Throughout the collection, the first line (or a fraction of it) often serves as each poem’s title, immediately inviting readers into the thick of the poems. Although periods and commas are rarely used here, the dash is used in nearly every poem, often several times on a single page. In the instance of the chapbook’s first poem, a dash is used before the first word and after the last word of the poem, suggesting, perhaps, that there is much more to the poem than we can physically see. The effect this has is significant, as it requires that we suspend our desire for closure, and open ourselves to the possibility that a poem may continue to live off of the page.

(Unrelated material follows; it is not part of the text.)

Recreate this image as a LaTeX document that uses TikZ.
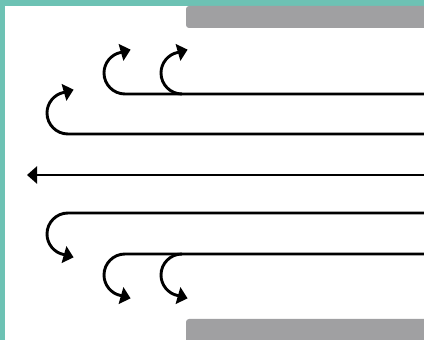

Perhaps poetry is a way for humans to deal with uncertainties, and to stir our thoughts and memories, our origins and ancestries into something tangible and concrete. Xiong’s first poem here gives meaning to the action of writing:

—we write to come
to what so many
      stare in wonder—
to make a plot—
to rotate the storm—

This is poetry with purpose. The line “to make a plot” invites itself to dual interpretation. We can use writing to weave stories from language, but we can also use it to give thoughts a physical place on the page, a plot of parchment to call their home. We see this again in “([an]other revelation)”: “Today, the air grows dense. I press here / & there to recite, to document again & again.” In the next poem, we are told, “We’ll keep entering the spaces of our ancestors / —wade through the marshes of stories.” Later in the same poem, “The world as we know it builds for the comfort of / ghosts.” We revisit the stories of our past, and while some of our animal counterparts may be content with the unknown, may be “one with the dark,” we may always find the need to search for answers.

Deer Hour acknowledges that we are sometimes “unable to reconcile / the wild & the not-wild.” While some of our actions are calculated, precise, and purposeful, others seem to come from something within us that is animalistic and bound by instinct. In “An overlord rises . . . ,” the speaker leans into the ground, howling, and asks:

      how do you receive
my calls—

my thumb alone controlled
by nine separate muscles
the larynx by animal will

This suggests, perhaps, disengagement between our physical body and something else, something wild, deep within us. In “The sun as we do goes,” we are told:

When we catch prey / it is
the all-knowing / anatomical
                    plan just as

a cat drawing to its mouth
the prey in this / common
           hour

We have our instincts and somehow know what we must do to stay alive. In “([an]other revelation)” we accept that “The hand was formed to hold a weapon— / to drive away mystery from the natural world.” We resist the unknown as though we wish to conquer it. This resistance is again portrayed in the next stanza: “The human voice often returns “like this” you say, turning / from the soil—becoming full of form: unpalatable.” Form, both of our language and of our own physical bodies is a limitation and enclosure.

In “In the winter,” the second poem of the collection, we are invited to consider our vulnerabilities as humans:

In the winter
you begin to understand
these places are not for you.

        your own body to help you
        to collapse inside quietly—
        we don’t know anything.

It is in the extremes of winter that we become aware of the fragility of our own bodies. The statement “we don’t know anything” ends with one of the few periods we find in this collection. The punctuation gives this statement truth, power, finality. If there is anything that we can state with ultimate confidence, it is that our existence is stricken with mystery. In “Praise the storm, its mechanism,” it is the “red cedars whose secrets keep us logging.”

Khaty Xiong’s Deer Hour utilizes form, but refuses to be infinitely bound by it. The poems here seem to live just as often between the pages as they do on them. It’s a book that employs language, yet acknowledges its limitations. These poems invite us to consider our vulnerabilities and yet resist them. Deer Hour is a book that pushes and pulls, while its secrets keep us reading.